Alas, scratch ‘n’ sniff turned out to be too costly. And as I tried to come up with another project, it was also becoming clear to me that the last thing I wanted to do with my children was some sort of “project.” I discovered this while working with Ella (six years old), who loved the idea of putting something in a magazine—who just loves making stuff, period. Whenever we set aside time to make something, it didn’t quite work. She tried her best, and that was just the problem. Our attempts were too intentional, too full of effort. I found myself foisting my ideas on Ella, and she, in turn, kept trying to make Art. For artists with one child, it often seems the child itself is a project, an object of artistic doting. Maybe these kinds of families can make art together, but with three kids, forget it. Again, the last thing I wanted was art, because everyone knows that what children do is especially beautiful because they aren’t really trying.

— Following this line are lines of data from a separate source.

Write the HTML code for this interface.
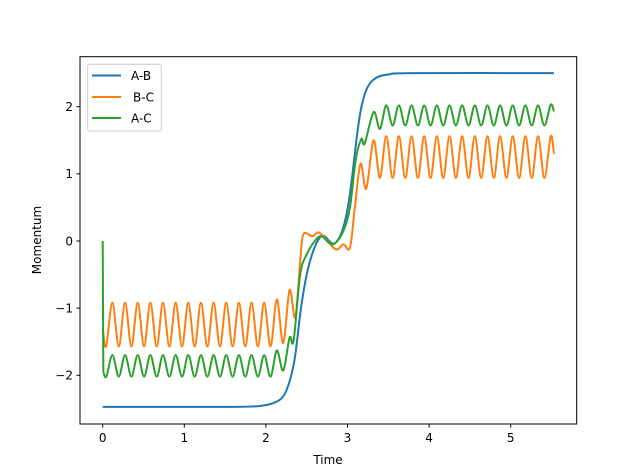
<!DOCTYPE html>
<html><head><meta charset="utf-8"><style>
body{margin:0;background:#fff;}
svg{display:block;font-family:"DejaVu Sans","Liberation Sans",sans-serif;}
</style></head><body>
<svg id="chart" width="640" height="476">
<rect x="0" y="0" width="640" height="476" fill="#fff"/>
<g id="plot"></g>
<rect x="80" y="56.7" width="496.7" height="367.3" fill="none" stroke="#000" stroke-width="1"/>
<g id="xt"></g>
<g id="yt"></g>
<text x="328" y="464" font-size="12" text-anchor="middle">Time</text>
<text x="0" y="0" font-size="12" text-anchor="middle" transform="translate(41,240) rotate(-90)">Momentum</text>
<g>
<rect x="87.7" y="64.3" width="73.6" height="66.7" rx="2" fill="#fff" fill-opacity="0.8" stroke="#ccc"/>
<line x1="92" y1="75.5" x2="121" y2="75.5" stroke="#1f77b4" stroke-width="2"/>
<text x="131" y="80" font-size="12">A-B</text>
<line x1="92" y1="97" x2="121" y2="97" stroke="#ff7f0e" stroke-width="2"/>
<text x="133" y="101.5" font-size="12">B-C</text>
<line x1="92" y1="118" x2="121" y2="118" stroke="#2ca02c" stroke-width="2"/>
<text x="131" y="122.5" font-size="12">A-C</text>
</g>
</svg>
<script>
const xTicks=[0,1,2,3,4,5];
const yTicks=[-2,-1,0,1,2];
const abSeries=[[0,-2.47],[1.5,-2.47],[1.9,-2.46],[2.1,-2.41],[2.22,-2.3],[2.3,-2.05],[2.36,-1.7],[2.43,-1.0],[2.5,-0.5],[2.58,-0.15],[2.66,0.05],[2.72,0.07],[2.82,-0.04],[2.9,0.05],[2.97,0.3],[3.03,0.7],[3.08,1.2],[3.13,1.7],[3.18,2.05],[3.25,2.3],[3.35,2.43],[3.5,2.48],[3.8,2.5],[5.53,2.5]];
const bcSeries=[[0,-1.3],[0.042,-1.57],[0.119,-0.92],[0.197,-1.57],[0.274,-0.92],[0.352,-1.57],[0.429,-0.92],[0.507,-1.57],[0.584,-0.92],[0.662,-1.57],[0.739,-0.92],[0.817,-1.57],[0.894,-0.92],[0.972,-1.57],[1.049,-0.92],[1.127,-1.57],[1.204,-0.92],[1.282,-1.57],[1.359,-0.92],[1.437,-1.57],[1.514,-0.92],[1.592,-1.57],[1.669,-0.92],[1.747,-1.57],[1.824,-0.92],[1.902,-1.57],[1.979,-0.92],[2.057,-1.57],[2.134,-0.87],[2.212,-1.52],[2.29,-0.73],[2.36,-1.14],[2.42,-0.3],[2.46,0.1],[2.57,0.07],[2.66,0.12],[2.85,-0.12],[2.95,-0.05],[3.03,-0.1],[3.09,0.5],[3.16,1.15],[3.23,0.78],[3.32,1.5],[3.397,0.94],[3.475,1.56],[3.553,0.94],[3.63,1.56],[3.708,0.94],[3.785,1.56],[3.863,0.94],[3.94,1.56],[4.018,0.94],[4.095,1.56],[4.173,0.94],[4.25,1.56],[4.328,0.94],[4.405,1.56],[4.483,0.94],[4.56,1.56],[4.638,0.94],[4.715,1.56],[4.793,0.94],[4.87,1.56],[4.948,0.94],[5.025,1.56],[5.103,0.94],[5.18,1.56],[5.258,0.94],[5.335,1.56],[5.413,0.94],[5.49,1.56],[5.53,1.3]];
const acSeries=[[0,0],[0.008,-1.95],[0.045,-2.02],[0.119,-1.70],[0.197,-2.02],[0.274,-1.70],[0.352,-2.02],[0.429,-1.70],[0.507,-2.02],[0.584,-1.70],[0.662,-2.02],[0.739,-1.70],[0.817,-2.02],[0.894,-1.70],[0.972,-2.02],[1.049,-1.70],[1.127,-2.02],[1.204,-1.70],[1.282,-2.02],[1.359,-1.70],[1.437,-2.02],[1.514,-1.70],[1.592,-2.02],[1.669,-1.70],[1.747,-2.02],[1.824,-1.70],[1.902,-2.02],[1.979,-1.70],[2.057,-2.02],[2.134,-1.63],[2.212,-1.93],[2.29,-1.44],[2.34,-1.48],[2.42,-0.5],[2.5,-0.2],[2.6,0.0],[2.68,0.07],[2.82,-0.05],[2.95,0.15],[3.03,0.5],[3.1,1.2],[3.17,1.52],[3.21,1.45],[3.32,1.92],[3.397,1.67],[3.475,2.02],[3.553,1.72],[3.63,2.02],[3.708,1.72],[3.785,2.02],[3.863,1.72],[3.94,2.02],[4.018,1.72],[4.095,2.02],[4.173,1.72],[4.25,2.02],[4.328,1.72],[4.405,2.02],[4.483,1.72],[4.56,2.02],[4.638,1.72],[4.715,2.02],[4.793,1.72],[4.87,2.02],[4.948,1.72],[5.025,2.02],[5.103,1.72],[5.18,2.02],[5.258,1.72],[5.335,2.02],[5.413,1.72],[5.49,2.03],[5.53,1.93]];
const NS='http://www.w3.org/2000/svg';
function xs(t){return 102.7+t*81.6;}
function ys(v){return 241-v*67.15;}
function pathOf(d,straightFirst){
  const all=d.map(a=>[xs(a[0]),ys(a[1])]);
  let s='M'+all[0][0].toFixed(2)+','+all[0][1].toFixed(2);
  let p=all;
  if(straightFirst){
    s+='L'+all[1][0].toFixed(2)+','+all[1][1].toFixed(2);
    p=all.slice(1);
  }
  for(let i=0;i<p.length-1;i++){
    const p0=p[Math.max(0,i-1)],p1=p[i],p2=p[i+1],p3=p[Math.min(p.length-1,i+2)];
    const c1x=p1[0]+(p2[0]-p0[0])/6,c1y=p1[1]+(p2[1]-p0[1])/6;
    const c2x=p2[0]-(p3[0]-p1[0])/6,c2y=p2[1]-(p3[1]-p1[1])/6;
    s+='C'+c1x.toFixed(2)+','+c1y.toFixed(2)+' '+c2x.toFixed(2)+','+c2y.toFixed(2)+' '+p2[0].toFixed(2)+','+p2[1].toFixed(2);
  }
  return s;
}
const plot=document.getElementById('plot');
function addLine(d,color,name,straightFirst){
  const el=document.createElementNS(NS,'path');
  el.setAttribute('d',pathOf(d,straightFirst));
  el.setAttribute('fill','none');
  el.setAttribute('stroke',color);
  el.setAttribute('stroke-width','2');
  el.setAttribute('stroke-linejoin','round');
  
  
  plot.appendChild(el);
}
addLine(abSeries,'#1f77b4','series-a-b',false);
addLine(bcSeries,'#ff7f0e','series-b-c',false);
addLine(acSeries,'#2ca02c','series-a-c',true);
const xt=document.getElementById('xt');
xTicks.forEach(t=>{
  const l=document.createElementNS(NS,'line');
  l.setAttribute('x1',xs(t));l.setAttribute('x2',xs(t));
  l.setAttribute('y1',424);l.setAttribute('y2',427.5);
  l.setAttribute('stroke','#000');
  
  
  xt.appendChild(l);
  const tx=document.createElementNS(NS,'text');
  tx.setAttribute('x',xs(t));tx.setAttribute('y',442);
  tx.setAttribute('font-size','12');tx.setAttribute('text-anchor','middle');
  tx.textContent=String(t);
  
  
  xt.appendChild(tx);
});
const yt=document.getElementById('yt');
yTicks.forEach(v=>{
  const l=document.createElementNS(NS,'line');
  l.setAttribute('x1',76.5);l.setAttribute('x2',80);
  l.setAttribute('y1',ys(v));l.setAttribute('y2',ys(v));
  l.setAttribute('stroke','#000');
  
  
  yt.appendChild(l);
  const tx=document.createElementNS(NS,'text');
  tx.setAttribute('x',73);tx.setAttribute('y',ys(v)+4.3);
  tx.setAttribute('font-size','12');tx.setAttribute('text-anchor','end');
  tx.textContent=v<0?'\u2212'+Math.abs(v):String(v);
  
  
  yt.appendChild(tx);
});
</script>
</body></html>
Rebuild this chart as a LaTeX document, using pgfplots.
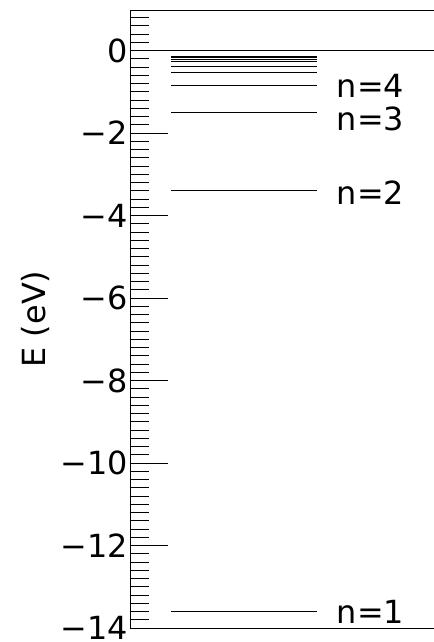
\documentclass[border=0pt]{standalone}
\usepackage{fontspec}
\setmainfont{DejaVu Sans}
\usepackage{pgfplots}
\pgfplotsset{compat=1.18}
\begin{document}
\begin{tikzpicture}
\begin{axis}[name=ax, scale only axis, width=304bp, height=618bp,
  xmin=0, xmax=1, ymin=-14, ymax=0.98,
  axis line style={draw=none},
  xtick=\empty,
  ytick pos=left,
  ytick={-14,-12,-10,-8,-6,-4,-2,0},
  yticklabels={−14,−12,−10,−8,−6,−4,−2,0},
  minor ytick={-13.8,-13.6,...,0.9},
  tick align=inside,
  major tick length=38bp, minor tick length=19bp,
  every tick/.style={black, line width=0.8bp},
  yticklabel style={font=\fontsize{32}{32}\selectfont, inner sep=2bp},
  ylabel={E (eV)},
  ylabel style={font=\fontsize{32}{32}\selectfont, yshift=5bp},
  clip=false,
]
\draw[black, line width=0.8bp, line cap=butt] (rel axis cs:0,1) -- (rel axis cs:1,1);
\draw[black, line width=0.8bp, line cap=butt] (rel axis cs:0,0) -- (rel axis cs:0,1);
\draw[black, line width=0.8bp, line cap=butt] (rel axis cs:0,0) -- (rel axis cs:1,0);
\addplot[black, line width=0.8bp] coordinates {(0,0) (1,0)};
\addplot[black, line width=1bp] coordinates {(0.135,-13.6) (0.615,-13.6)};
\addplot[black, line width=1bp] coordinates {(0.135,-3.4) (0.615,-3.4)};
\addplot[black, line width=1bp] coordinates {(0.135,-1.511) (0.615,-1.511)};
\addplot[black, line width=1bp] coordinates {(0.135,-0.85) (0.615,-0.85)};
\addplot[black, line width=1bp] coordinates {(0.135,-0.544) (0.615,-0.544)};
\addplot[black, line width=1bp] coordinates {(0.135,-0.378) (0.615,-0.378)};
\addplot[black, line width=1bp] coordinates {(0.135,-0.278) (0.615,-0.278)};
\addplot[black, line width=1bp] coordinates {(0.135,-0.2125) (0.615,-0.2125)};
\addplot[black, line width=1bp] coordinates {(0.135,-0.168) (0.615,-0.168)};
\addplot[black, line width=1bp] coordinates {(0.135,-0.136) (0.615,-0.136)};
\node[anchor=west, inner sep=0pt, font=\fontsize{32}{32}\selectfont] at (axis cs:0.68,-0.85) {n=4};
\node[anchor=west, inner sep=0pt, font=\fontsize{32}{32}\selectfont] at (axis cs:0.68,-1.65) {n=3};
\node[anchor=west, inner sep=0pt, font=\fontsize{32}{32}\selectfont] at (axis cs:0.68,-3.45) {n=2};
\node[anchor=west, inner sep=0pt, font=\fontsize{32}{32}\selectfont] at (axis cs:0.68,-13.6) {n=1};
\end{axis}
\pgfresetboundingbox
\path ([shift={(-130bp,-14bp)}]ax.south west) rectangle ([shift={(0bp,10bp)}]ax.north east);
\end{tikzpicture}
\end{document}
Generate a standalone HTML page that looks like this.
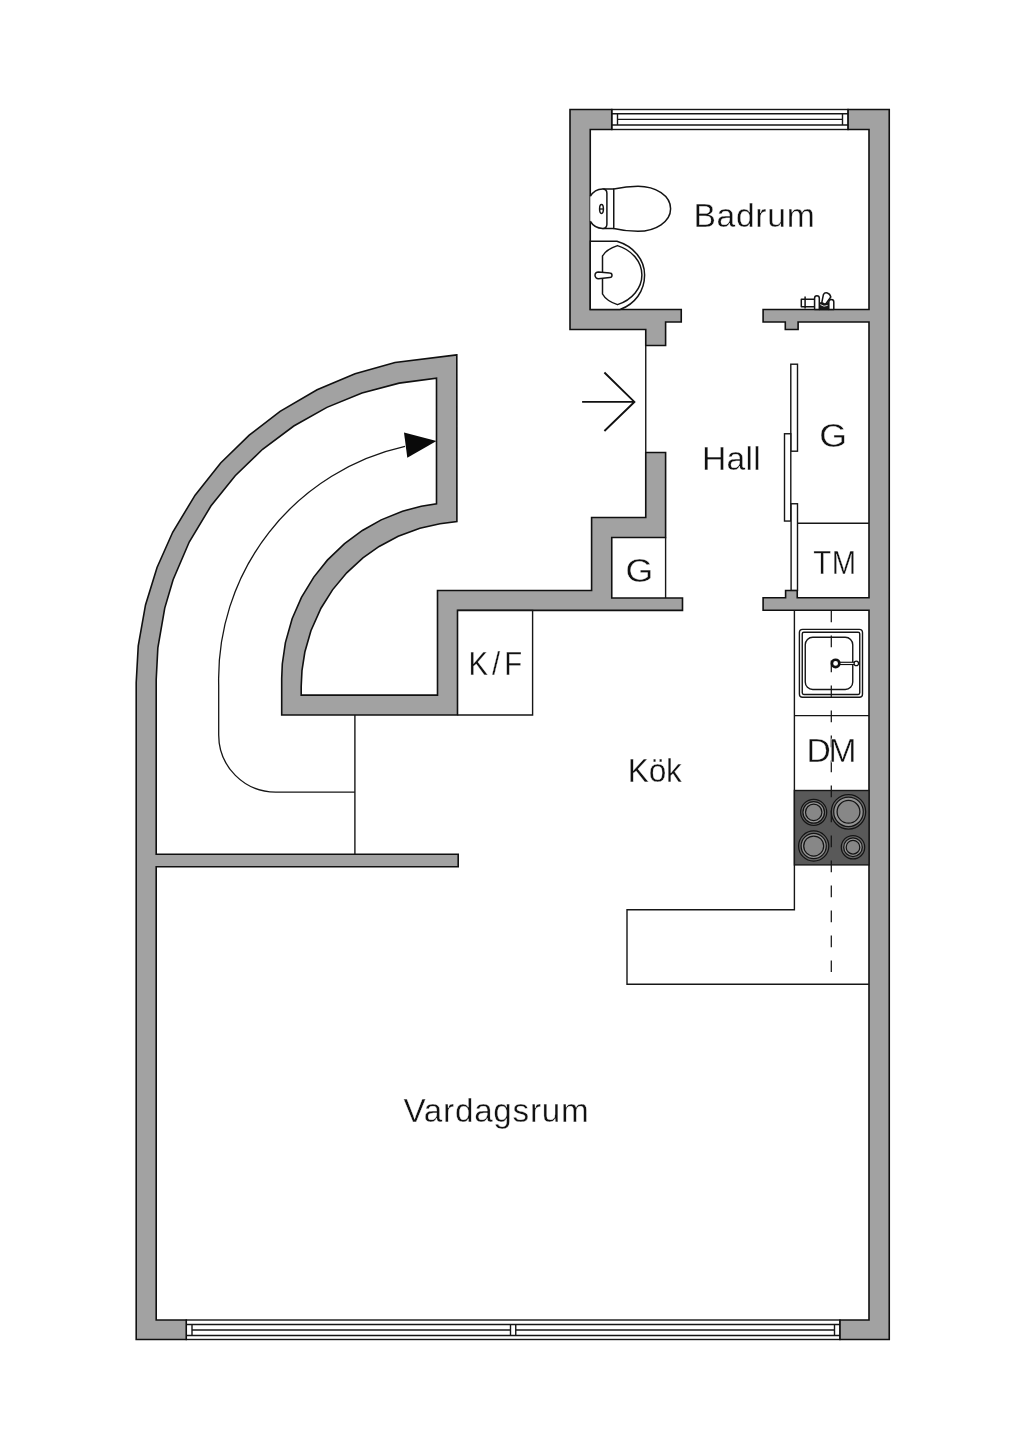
<!DOCTYPE html>
<html lang="sv">
<head>
<meta charset="utf-8">
<title>Planritning</title>
<style>
html,body{margin:0;padding:0;background:#fff;}
body{width:1024px;height:1448px;overflow:hidden;}
svg{display:block;}
text{font-family:"Liberation Sans",sans-serif;fill:#111;stroke:#fff;stroke-width:0.35px;}
.w{fill:#a2a2a2;stroke:#101010;stroke-width:1.6;stroke-linejoin:miter;}
.l{fill:none;stroke:#161616;stroke-width:1.4;}
.t{fill:none;stroke:#161616;stroke-width:1.3;}
.wf{fill:#fff;stroke:#161616;stroke-width:1.4;}
.f{fill:#fff;stroke:#141414;stroke-width:1.5;}
</style>
</head>
<body>
<svg width="1024" height="1448" viewBox="0 0 1024 1448">
<rect width="1024" height="1448" fill="#fff"/>

<!-- windows -->
<g class="wf">
<rect x="611.75" y="109.5" width="236.35" height="20"/>
<rect x="186.25" y="1320" width="653.75" height="19.5"/>
</g>
<g class="l">
<path d="M611.75 113.75H848.1M611.75 125H848.1M617.5 119.4H842.5M617.5 113.75V125M842.5 113.75V125"/>
<path d="M186.25 1324.5H840M186.25 1335.5H840M192 1330H510.5M515.75 1330H834.5M192 1324.5V1335.5M834.5 1324.5V1335.5M510.5 1324.5V1335.5M515.75 1324.5V1335.5"/>
</g>

<!-- walls -->
<polygon class="w" points="570,109.5 611.75,109.5 611.75,129.5 590.25,129.5 590.25,309.5 681.25,309.5 681.25,322 665.6,322 665.6,345.5 645.75,345.5 645.75,329.5 570,329.5"/>
<polygon class="w" points="848.1,109.5 889.25,109.5 889.25,1339.5 840,1339.5 840,1320 869,1320 869,610.3 763.1,610.3 763.1,597.75 785.6,597.75 785.6,590.5 797.25,590.5 797.25,597.75 869,597.75 869,322 798.1,322 798.1,329.5 785.3,329.5 785.3,322 763.1,322 763.1,309.5 869,309.5 869,129.5 848.1,129.5"/>
<path class="w" d="M456.80 354.90L395.01 362.51L355.04 373.74L317.10 389.79L280.09 411.43L249.23 435.08L220.65 463.05L195.11 495.14L172.68 532.29L157.05 567.48L145.51 604.93L138.24 645.93L136.20 682.40L136.2 1339.5L186.25 1339.5L186.25 1320L156.2 1320L156.2 866.8L458.2 866.8L458.2 854.3L156.2 854.3L156.20 679.40L157.85 647.92L164.74 608.08L173.09 579.79L189.22 542.06L210.88 506.06L235.20 475.70L262.58 449.27L293.78 426.03L326.89 407.38L361.99 393.06L399.13 383.15L436.50 378.10L436.50 503.75L421.23 506.16L402.50 511.24L381.19 519.87L362.39 530.43L344.55 543.60L327.37 560.14L313.80 577.10L301.46 597.42L292.13 618.77L285.40 642.60L282.30 664.01L281.70 678.50L281.7 715L457.5 715L457.5 610.4L682.5 610.4L682.5 598L611.75 598L611.75 537.5L665.6 537.5L665.6 452.5L645.75 452.5L645.75 517.5L591.6 517.5L591.6 590.5L437.5 590.5L437.5 695.1L301.2 695.1L301.20 686.50L301.97 670.62L304.85 652.02L310.92 630.74L320.97 608.23L332.51 589.85L346.71 572.79L362.92 557.92L379.14 546.45L398.20 536.29L419.87 528.29L440.00 523.76L456.90 521.50Z"/>

<!-- thin interior lines -->
<g class="l">
<path d="M645.75 345.5V452.5"/>
<path d="M665.6 537.5V598"/>
<path d="M457.5 610.4H532.6V715H457.5"/>
<path d="M354.9 715V854.3"/>
<path d="M797.5 523.3H869"/>
<path d="M794.4 610.3V909.8H627V984.2H869"/>
<path d="M794.4 715.6H869"/>
</g>
<!-- sliding doors -->
<g class="wf">
<rect x="790.8" y="364.2" width="6.7" height="87"/>
<rect x="784.5" y="433.75" width="6.3" height="87.3"/>
<rect x="791.1" y="503.75" width="6.4" height="86.6"/>
</g>

<!-- stairs walk line -->
<path class="t" d="M405 446.4A238.2 238.2 0 0 0 218.7 685V735A57 57 0 0 0 275.7 792.1H354.9"/>
<polygon points="436.5,441 404,432.4 407.3,457.8" fill="#0a0a0a"/>

<!-- entrance arrow -->
<path d="M582.1 401.9H634.4M604.4 372.5L634.4 401.9L604.4 431" fill="none" stroke="#111" stroke-width="1.9"/>

<!-- toilet -->
<g class="f" stroke-linejoin="round">
<path d="M602.5 188.9H613.75V228.4H602.5"/>
<path d="M590.25 196.25C593 191.7 598 189 602.6 188.9C605.2 188.9 606.9 190.6 606.9 193.2V224.2C606.9 226.8 605.2 228.4 602.6 228.4C598 228.3 593 225.8 590.25 221.25"/>
<path d="M613.75 188.9C620 187.6 630 186.25 638 186.25C656 186.25 670.6 196 670.6 208.75C670.6 221.5 656 231.25 638 231.25C630 231.25 620 229.9 613.75 228.4Z"/>
<ellipse cx="601.5" cy="209" rx="1.9" ry="4.4" stroke-width="1.5"/>
<path d="M599.6 209H603.4" stroke-width="1.3"/>
</g>

<!-- washbasin -->
<g class="f">
<path d="M590.25 241.25H616.9C633 246 644.6 259 644.6 275C644.6 291 635 304 620 309.5H590.25Z"/>
<path d="M602.5 256V294C605 298.5 611 302.5 617.5 304.6C632 300 641.9 288 641.9 275C641.9 262 632 250 617.5 245.6C611 247.7 605 251.5 602.5 256Z"/>
<path d="M598.4 271.9L609.7 273A2.3 2.3 0 0 1 609.7 277.6L598.4 278.7A3.4 3.4 0 0 1 598.4 271.9Z"/>
</g>

<!-- shower mixer -->
<g class="f" stroke-width="1.6" stroke-linejoin="round">
<rect x="801.3" y="299.2" width="13.4" height="7.6"/>
<path d="M805.1 296.6V308.6"/>
<path d="M819.3 303H828.6V309.4H819.3Z" fill="#1a1a1a"/>
<path d="M820.3 304.6Q824 307.4 827.6 305.4" stroke="#ddd" stroke-width="1" fill="none"/>
<path d="M821.8 302.6L823.4 294.6C825 291.4 829.8 292.6 830.8 297L825.4 304.4Z"/>
<path d="M814.6 309.4V298.1A2.35 2.35 0 0 1 819.3 298.1V309.4Z"/>
<path d="M828.8 309.4V302A2.5 2.5 0 0 1 833.8 302V309.4Z"/>
</g>

<!-- kitchen sink -->
<g class="wf">
<rect x="799.4" y="629.4" width="63.1" height="67.9" rx="3.2"/>
<rect x="802.25" y="632.25" width="57.5" height="62.2" rx="1.6"/>
<rect x="805.25" y="637.25" width="47.5" height="52.2" rx="7.5"/>
</g>
<!-- stove -->
<rect x="794.4" y="790.5" width="74.6" height="74.4" fill="#595959" stroke="#161616" stroke-width="1.4"/>
<g stroke="#141414" stroke-width="1.25">
<circle cx="813.7" cy="812.3" r="13.0" fill="#686868"/><circle cx="813.7" cy="812.3" r="10.8" fill="#949494"/><circle cx="813.7" cy="812.3" r="8.2" fill="#878787"/>
<circle cx="848.5" cy="811.8" r="17.2" fill="#686868"/><circle cx="848.5" cy="811.8" r="14.8" fill="#949494"/><circle cx="848.5" cy="811.8" r="11.4" fill="#878787"/>
<circle cx="813.7" cy="846.0" r="15.1" fill="#686868"/><circle cx="813.7" cy="846.0" r="12.6" fill="#949494"/><circle cx="813.7" cy="846.0" r="10.0" fill="#878787"/>
<circle cx="853" cy="847.2" r="11.7" fill="#686868"/><circle cx="853" cy="847.2" r="9.3" fill="#949494"/><circle cx="853" cy="847.2" r="6.8" fill="#878787"/>
</g>
<!-- dashed centre line -->
<path d="M831.3 610.5V972" fill="none" stroke="#161616" stroke-width="1.25" stroke-dasharray="11.8 13.2"/>
<!-- tap -->
<g>
<path d="M835.6 663.4H856" stroke="#111" stroke-width="3.4" fill="none"/>
<path d="M838 663.4H855" stroke="#fff" stroke-width="1.1" fill="none"/>
<circle cx="835.6" cy="663.4" r="3.7" fill="#fff" stroke="#111" stroke-width="2.6"/>
<circle cx="856.3" cy="663.4" r="2.2" fill="#fff" stroke="#111" stroke-width="1.2"/>
</g>

<!-- labels -->
<g style="filter:grayscale(1)">
<text transform="translate(693.4 226.8) scale(1.02 1)" font-size="33" textLength="118.9" lengthAdjust="spacing">Badrum</text>
<text transform="translate(701.9 470.4) scale(1.02 1)" font-size="33" textLength="57.6" lengthAdjust="spacing">Hall</text>
<text transform="translate(819.2 447.1) scale(1.09 1)" font-size="32.8">G</text>
<text transform="translate(625.5 581.5) scale(1.09 1)" font-size="32.8">G</text>
<text transform="translate(813.3 573.85) scale(0.885 1)" font-size="33" textLength="48.5" lengthAdjust="spacing">TM</text>
<text transform="translate(468.5 675.2) scale(0.89 1)" font-size="33" textLength="60.3" lengthAdjust="spacing">K/F</text>
<text transform="translate(806.4 762.4) scale(1.02 1)" font-size="33" textLength="49.2" lengthAdjust="spacing">DM</text>
<text transform="translate(627.8 782.1) scale(0.96 1)" font-size="33" textLength="56.3" lengthAdjust="spacing">Kök</text>
<text transform="translate(403.4 1121.6) scale(1.02 1)" font-size="32.6" textLength="181.7" lengthAdjust="spacing">Vardagsrum</text>
</g>
</svg>
</body>
</html>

As I write this, I am in the middle of four weeks at UCross, an artists’ residency in rural Wyoming. I left New York a few days after school started; the day after I arrived was Addee’s fourth birthday. The next day was the first anniversary of September 11. The last of the sage bloom has put me in a histaminic haze. To the extent I can smell anything here in Wyoming, it smells too clean, altogether too aired-out. I miss my family, our sniffy, claustrophobic world.

My wife Lisa told me a few days ago that Addee has been saying that I am dead. Yesterday, I climbed about 450 ft. up to the top of a nearby butte (the only place I can get a strong phone signal) and asked to talk to her. Usually, a phone conversation with Addee lasts a matter of seconds before she gets distracted or her sister elbows her offline. Yesterday we talked a solid thirty-five minutes. I stayed on until she was good and ready, until I had been resurrected from the dead. She told me about her new pet fish Sweetheart (a birthday gift), about Kelly, her new best friend, about how she didn’t cry today after nap time at her new school, about Ella’s first piano lesson and latest soccer exploits. Mostly she wanted to know if I really climbed a mountain just to talk to her and did I really leave a message for her the other day from the top of that same mountain. And, of course, she was worried that I might fall off.

I have been hoping to work with the kids remotely. Asking them to send me their renditions of Sweetheart, the Red Fish. And especially trying to establish email correspondences with Emmett and Ella. Predictably, it isn’t working out. The new school year has its demands, and it’s becoming clear that my kids can sniff out and kill anything resembling a project with Pops.

So this may seem like a cop-out, but my collaboration with Emmett, Ella and Adeline has turned out to be the same collaboration we have every day. We just follow each other around like a pack of Brooklyn waterfront dogs. It’s astonishing how much stuff our kids’ lives produce. Lisa and I throw virtually all of it out when they’re not looking. So I sniffed out a few choice scraps along the way and forwarded them to the magazine. I wonder what they’ll choose and I wonder if they’ll follow through on my request to toss the stuff once they’ve made 6,000 copies of it. All except for that fine piece of needlework I made. That shit is art.

On the way back from spending Rosh Hashanah down The Shore with Lisa’s family, we stopped at a Friendly’s on the Thruway for dinner. Among many other interesting diversions, the placemats had an empty circle on which we were to draw some sort of landscape. Friendly’s provided the crayons, of course. Addee insisted that each of us draw a dog with our eyes closed. Utterly unrelated to dogs or New Jersey or the Jewish High Holy Days, I was asked to contribute a panel for a quilt being made for a friend about to have twins. In Wyoming I decided to embroider the blind drawing of dogs. Key: Addee- green, Byron- tan, Ella- orange, Emmett- blue, Lisa- pink.

Byron Kim is an artist with a studio in Greenpoint, Brooklyn. Lisa Sigal (also an artist), Emmett Kim, Ella Bea Kim and Adeline Kim live with him in Park Slope.